Although chloroquine and hydroxychloroquine are the most thoroughly investigated drugs and therefore appeared in the set of chemical named entities extracted from the texts collected by a query associated with SARS-CoV-2 Mpro, they were considered ineffective after a set of studies [36]. Quercetin was experimentally tested for its activity against SARS-CoV-2 Mpro and demonstrated inhibitory activity [37]. Flavonoids represent a group of natural compounds (secondary plant metabolites) that are widely discussed in the scientific literature and are considered to have anti-inflammatory effects and the ability to modulate cytokines [38]. The inhibitory effect of some flavonoids (tangeretin, gardenin B) on SARS-CoV-2 was demonstrated [38]. The anti-inflammatory activity and inhibitory activity of dihydromyricetin on SARS-CoV-2 Mpro were evaluated in a FRET assay (fluorescence resonance energy transfer) [39]. It was shown that the half-maximal inhibitory concentration of SARS-CoV-2 Mpro by dihydromyricetin reached 1.76 µM. Additionally, the authors [40] confirmed the activity of dihydromyricetin on the proteins included in the TGF-β 1/Smad pathway, which are responsible for the development of pulmonary fibrosis.

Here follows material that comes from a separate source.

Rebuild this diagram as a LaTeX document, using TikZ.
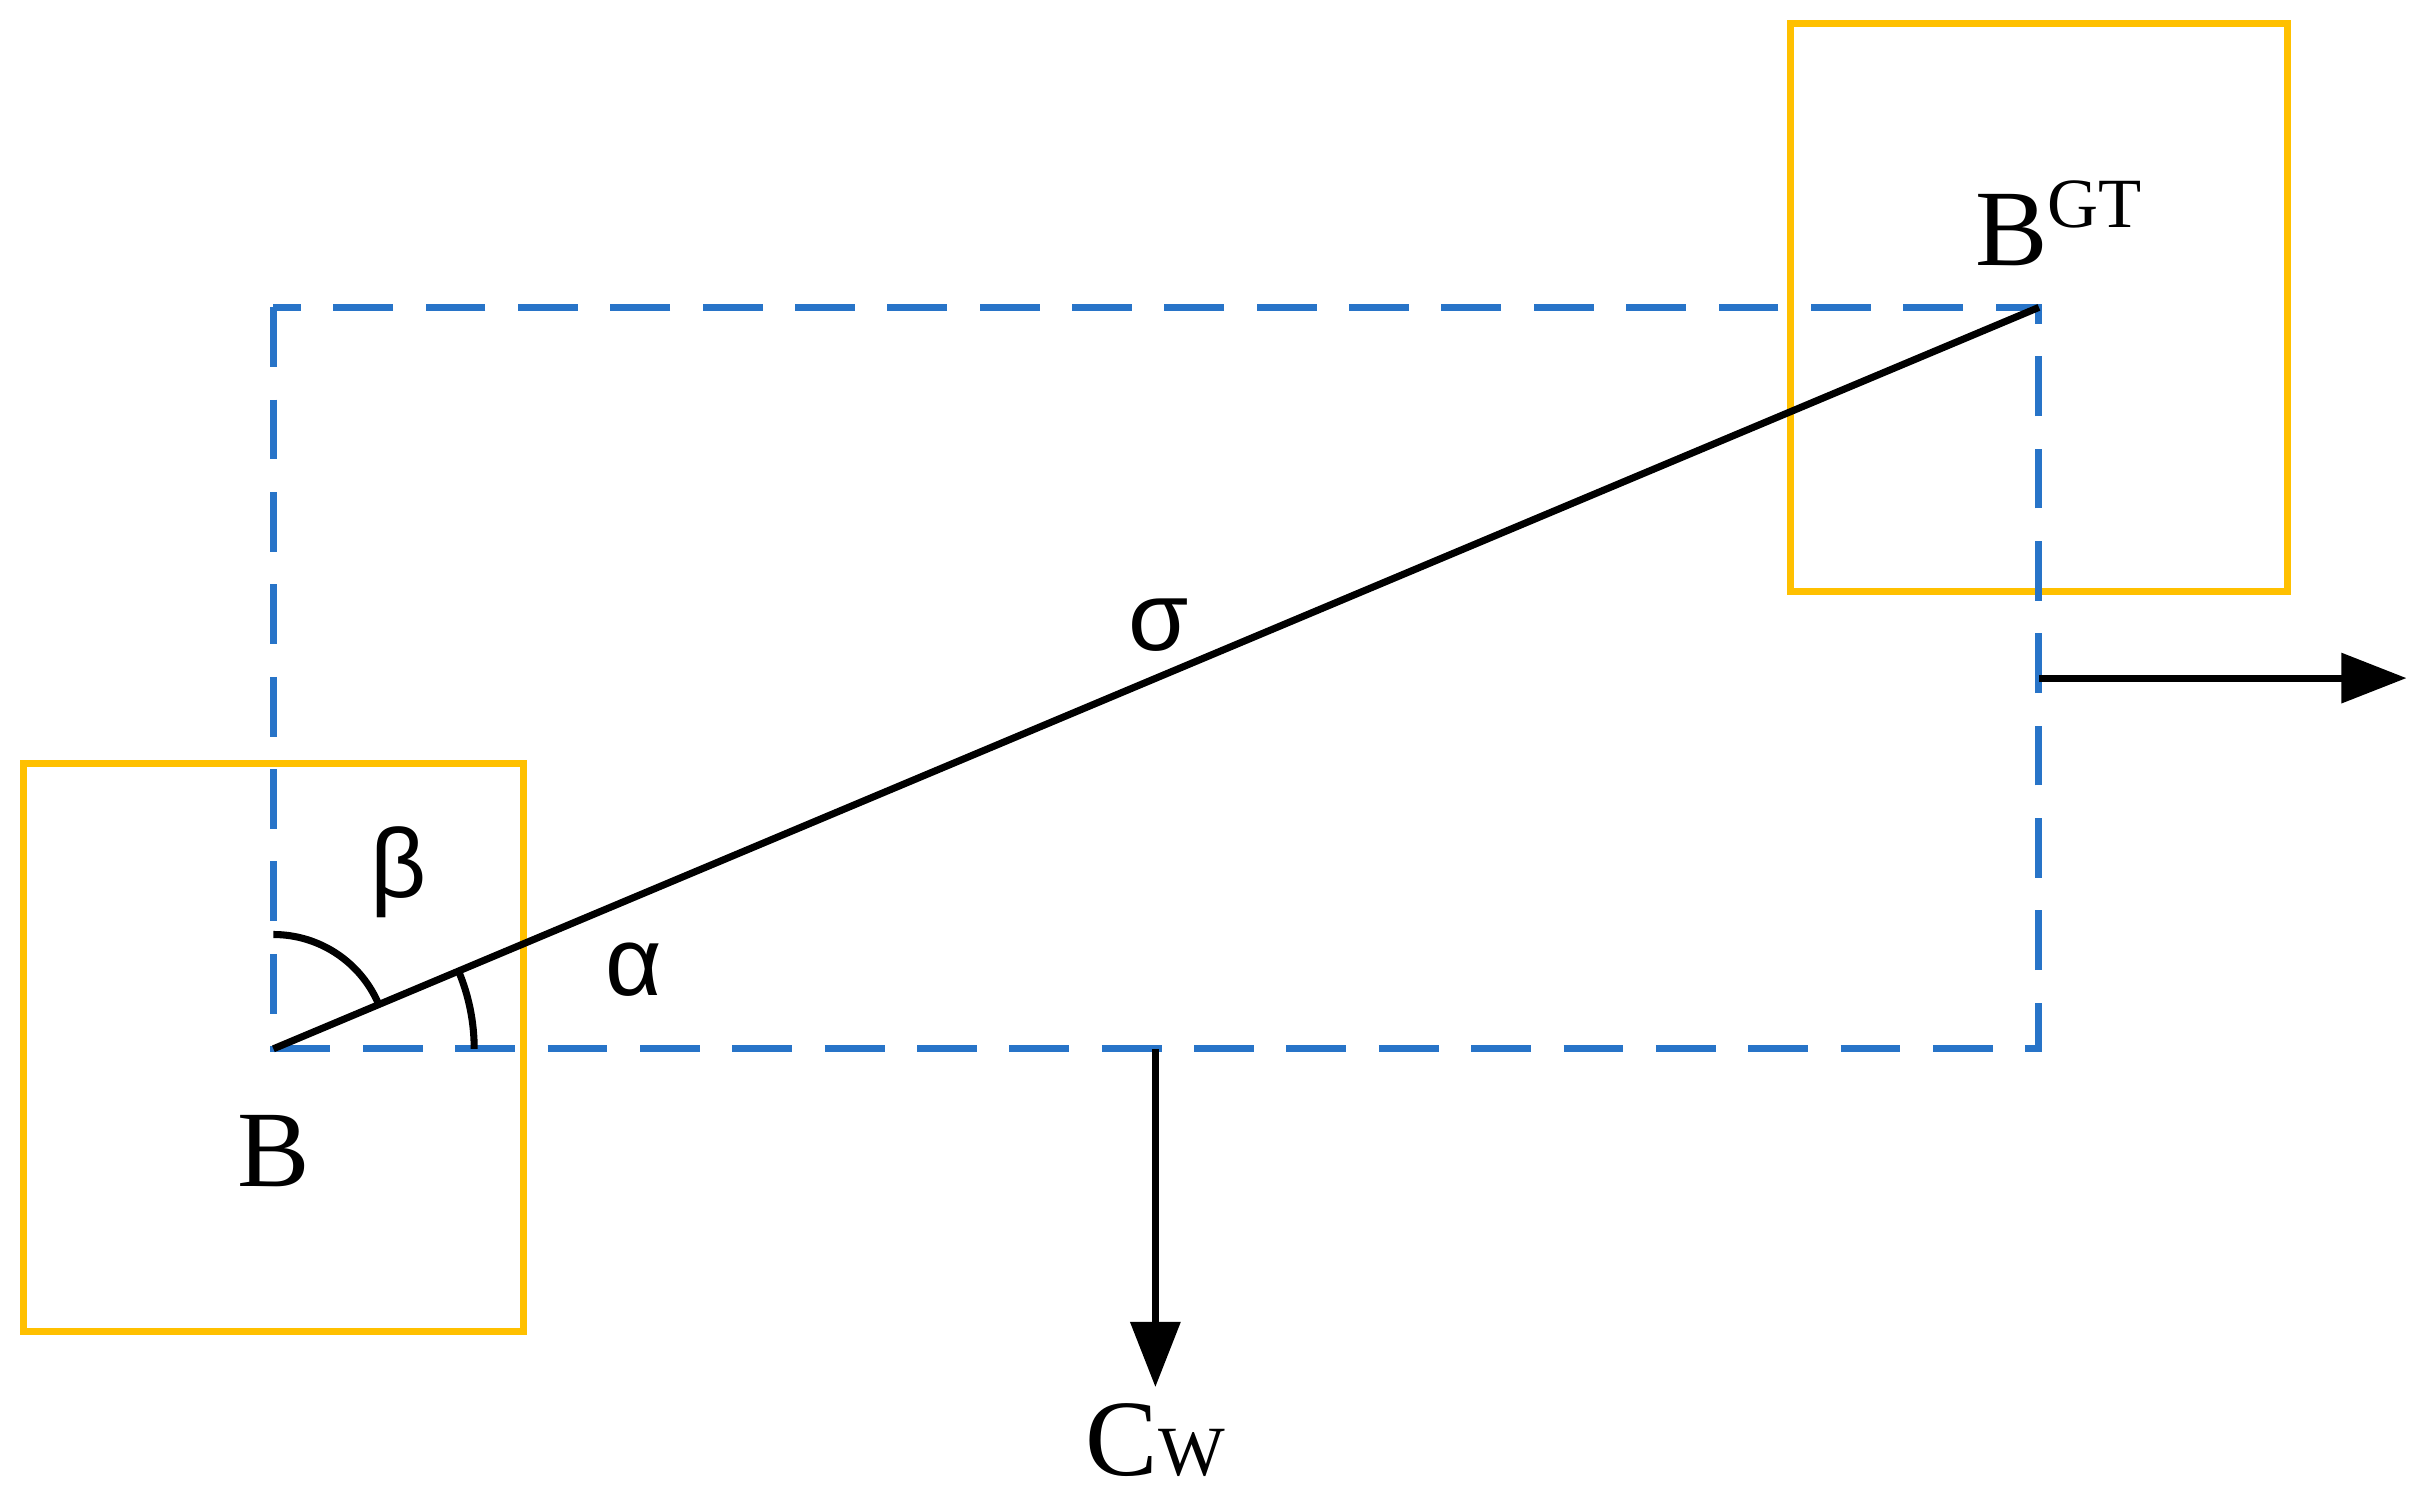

These results demonstrate the applicability of the Bayes-based CNER approach to the extraction of CNEs in the text of abstracts relevant to a particular task and therefore allow the scientific community to enrich the knowledge about potential chemical compounds effective against particular targets and can be used for the treatment of specific diseases, including novel humanity threats such as COVID-19.

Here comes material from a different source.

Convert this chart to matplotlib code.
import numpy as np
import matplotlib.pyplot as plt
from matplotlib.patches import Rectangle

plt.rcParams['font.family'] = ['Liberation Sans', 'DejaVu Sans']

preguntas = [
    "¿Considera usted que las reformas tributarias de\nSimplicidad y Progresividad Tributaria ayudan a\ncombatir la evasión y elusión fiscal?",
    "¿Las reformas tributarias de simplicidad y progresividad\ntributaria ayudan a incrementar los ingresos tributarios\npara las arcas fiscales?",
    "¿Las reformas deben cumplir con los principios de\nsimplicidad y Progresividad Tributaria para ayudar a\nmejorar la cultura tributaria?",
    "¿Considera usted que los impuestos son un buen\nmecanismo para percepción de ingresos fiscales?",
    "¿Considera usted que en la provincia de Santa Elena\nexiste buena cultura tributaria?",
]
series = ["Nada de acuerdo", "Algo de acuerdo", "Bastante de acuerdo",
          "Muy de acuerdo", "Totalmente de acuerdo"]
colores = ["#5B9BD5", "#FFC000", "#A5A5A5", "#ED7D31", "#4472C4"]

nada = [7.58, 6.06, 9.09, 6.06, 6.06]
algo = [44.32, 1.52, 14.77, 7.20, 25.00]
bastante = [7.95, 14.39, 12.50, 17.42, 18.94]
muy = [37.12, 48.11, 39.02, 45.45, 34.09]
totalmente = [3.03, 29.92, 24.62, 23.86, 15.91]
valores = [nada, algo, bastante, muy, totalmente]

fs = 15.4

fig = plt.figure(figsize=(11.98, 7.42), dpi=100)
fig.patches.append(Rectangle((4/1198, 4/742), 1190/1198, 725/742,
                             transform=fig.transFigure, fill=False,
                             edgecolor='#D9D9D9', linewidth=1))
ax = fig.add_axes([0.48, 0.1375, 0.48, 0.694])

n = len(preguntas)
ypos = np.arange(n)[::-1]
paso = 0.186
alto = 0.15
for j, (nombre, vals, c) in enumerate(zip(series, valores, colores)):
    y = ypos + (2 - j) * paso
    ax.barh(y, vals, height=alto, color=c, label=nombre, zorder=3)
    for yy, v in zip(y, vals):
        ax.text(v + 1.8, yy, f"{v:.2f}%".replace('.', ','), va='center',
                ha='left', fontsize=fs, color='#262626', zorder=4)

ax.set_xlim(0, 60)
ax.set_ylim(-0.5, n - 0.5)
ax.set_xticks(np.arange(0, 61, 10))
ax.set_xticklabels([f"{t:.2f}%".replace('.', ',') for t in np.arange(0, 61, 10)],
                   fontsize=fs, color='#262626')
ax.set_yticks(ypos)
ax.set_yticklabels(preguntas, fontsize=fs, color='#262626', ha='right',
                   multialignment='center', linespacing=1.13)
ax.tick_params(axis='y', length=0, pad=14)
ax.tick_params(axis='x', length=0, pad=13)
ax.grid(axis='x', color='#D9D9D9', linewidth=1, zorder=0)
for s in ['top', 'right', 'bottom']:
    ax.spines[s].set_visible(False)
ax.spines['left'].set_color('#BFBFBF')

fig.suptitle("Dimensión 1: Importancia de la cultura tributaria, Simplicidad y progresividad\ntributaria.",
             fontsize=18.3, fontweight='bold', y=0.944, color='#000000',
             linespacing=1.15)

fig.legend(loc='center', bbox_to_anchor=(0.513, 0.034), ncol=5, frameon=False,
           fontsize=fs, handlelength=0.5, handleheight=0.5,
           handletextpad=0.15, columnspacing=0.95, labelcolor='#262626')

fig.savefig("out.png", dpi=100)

A place of the naïve-based CNER among other methods
Texts of publications represent low-formalized data, and their classification may be difficult even for experts in the field. In contrast to approaches that take any semantical or grammatical features of a token, our method takes the text data as input without any additional processing into parts of speech and other grammatical or semantic features.

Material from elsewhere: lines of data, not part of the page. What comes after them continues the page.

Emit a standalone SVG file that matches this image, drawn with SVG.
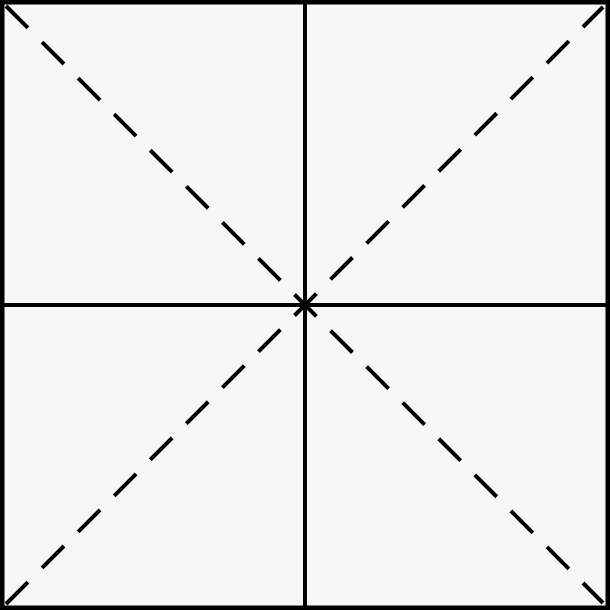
<svg xmlns="http://www.w3.org/2000/svg" width="610" height="610" viewBox="0 0 610 610">
<style>
.solid{stroke:#000;stroke-width:4;fill:none}
.dash{stroke:#000;stroke-width:4;fill:none;stroke-dasharray:31 20}
</style>
<rect x="0" y="0" width="610" height="610" fill="#ffffff"/>
<g id="frame">
<rect x="2.25" y="2.25" width="605.5" height="605.5" fill="#f7f7f7" stroke="#000" stroke-width="4.5"/>
</g>
<g id="connectors">
<line class="solid" x1="305" y1="2" x2="305" y2="608"/>
<line class="solid" x1="2" y1="305" x2="608" y2="305"/>
<line class="dash" x1="6" y1="6" x2="603" y2="603"/>
<line class="dash" x1="6" y1="604" x2="603" y2="7"/>
</g>
</svg>
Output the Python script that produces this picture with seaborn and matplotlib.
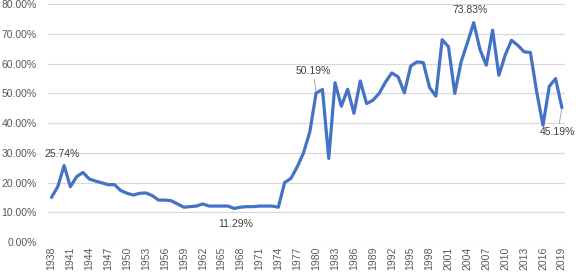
import numpy as np
import pandas as pd
import matplotlib
matplotlib.use("Agg")
import matplotlib.pyplot as plt
import seaborn as sns

# yearly values (percent)
years = list(range(1938, 2020))
values = [
    15.0, 18.6, 25.74, 18.6, 22.0, 23.4, 21.2, 20.5, 19.9, 19.3,  # 1938-1947
    19.3, 17.3, 16.4, 15.8, 16.4, 16.5, 15.6, 14.1, 14.1, 13.9,  # 1948-1957
    12.8, 11.7, 11.9, 12.1, 12.8, 12.1, 12.1, 12.1, 12.1, 11.29,  # 1958-1967
    11.7, 11.9, 11.9, 12.1, 12.1, 12.1, 11.7, 20.0, 21.4, 25.3,  # 1968-1977
    30.0, 37.1, 50.19, 51.3, 28.1, 53.6, 45.7, 51.4, 43.3, 54.2,  # 1978-1987
    46.6, 47.7, 50.0, 53.8, 56.9, 55.6, 50.2, 59.2, 60.6, 60.4,  # 1988-1997
    52.0, 49.1, 68.1, 65.7, 50.0, 60.6, 67.0, 73.83, 64.8, 59.5,  # 1998-2007
    71.3, 56.1, 62.9, 67.9, 66.2, 64.0, 63.8, 50.5, 39.3, 52.4,  # 2008-2017
    55.0, 45.19,  # 2018-2019
]
tick_years = list(range(1938, 2020, 3))

# labelled points: (year, value, label offset in pixels, leader line?)
labels = [
    (1940, 25.74, (-2, 12), False),
    (1967, 11.29, (1, -16), False),
    (1980, 50.19, (-3, 22), True),
    (2005, 73.83, (-4, 13), False),
    (2019, 45.19, (-4, -24), True),
]

df = pd.DataFrame({"Year": years, "Share": values})

sns.set_style("white")
plt.rcParams["font.family"] = ["Liberation Sans", "DejaVu Sans"]

fig = plt.figure(figsize=(5.76, 2.74), dpi=100)
ax = fig.add_axes([0.0839, 0.1168, 0.981 - 0.0839, 0.9843 - 0.1168])

sns.lineplot(data=df, x="Year", y="Share", ax=ax, color="#4472C4",
             linewidth=2.3, solid_joinstyle="round", solid_capstyle="round")

ax.set_xlim(1937.5, 2019.5)
ax.set_ylim(0, 80)
ax.set_yticks(np.arange(0, 81, 10))
ax.set_yticklabels([f"{v:.2f}%" for v in np.arange(0, 81, 10)])
ax.set_xticks(tick_years)
ax.set_xticklabels([str(y) for y in tick_years], rotation=90)
ax.tick_params(axis="both", length=0, labelsize=7.5, labelcolor="#595959")
ax.tick_params(axis="y", pad=8.5)
ax.tick_params(axis="x", pad=3.5)
ax.grid(axis="y", color="#D9D9D9", linewidth=0.9)
ax.set_axisbelow(True)
for side in ["top", "right", "left", "bottom"]:
    ax.spines[side].set_visible(False)
ax.set_xlabel("")
ax.set_ylabel("")

for yr, val, off, leader in labels:
    arrow = dict(arrowstyle="-", color="#A6A6A6", lw=0.7, shrinkA=0, shrinkB=1) if leader else None
    ax.annotate(f"{val:.2f}%", xy=(yr, val), xytext=off, textcoords="offset pixels",
                ha="center", va="center", fontsize=7.5, color="#404040",
                arrowprops=arrow)

fig.savefig("out.png", dpi=100)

Many various artificial intelligence (AI) approaches aimed at chemical and biological named entity recognition have been developed [15, 18, 20]. Most approaches that have been under recent development for several years are based on the usage of neural networks with different variants of long-short term memory (LSTM) architecture or conditional random fields (CRF) [16, 40]. Most AI-based approaches initially convert text into vectors or use sparse word text representation created with preprocessing of a text corpus and further creation of a fixed-size vocabulary that contains features only included in the corpus used for vector preparation (for instance, such approaches include word embedding preparation or the one-hot-encoding technique). Compared to the methods that are based on the vector-based or sparse word representation of texts, the proposed naïve-based CNER approach does not require the usage of a fixed-size vocabulary to produce text representation. The latter feature provides the versatility of our method in its application to very different text styles and language peculiarities. It should be noted that the performance of CNER using the naïve-based approach obtained in the test set is comparable with earlier published methods, including machine learning and deep neural network approaches [16, 18, 21–23, 35]. It should be noted that we evaluated the accuracy of CNE extraction in addition to the accuracy of a particular token belonging to the specific class. Therefore, texts relevant to various queries can be processed efficiently using the developed naive-based approach. Extraction of novel chemical entities may be rather helpful for the purposes on novel drug design including both experimental studies and cheminformatics apporaches, virtual screening that represent a group of powerful approaches for exploring large chemical space [4,41].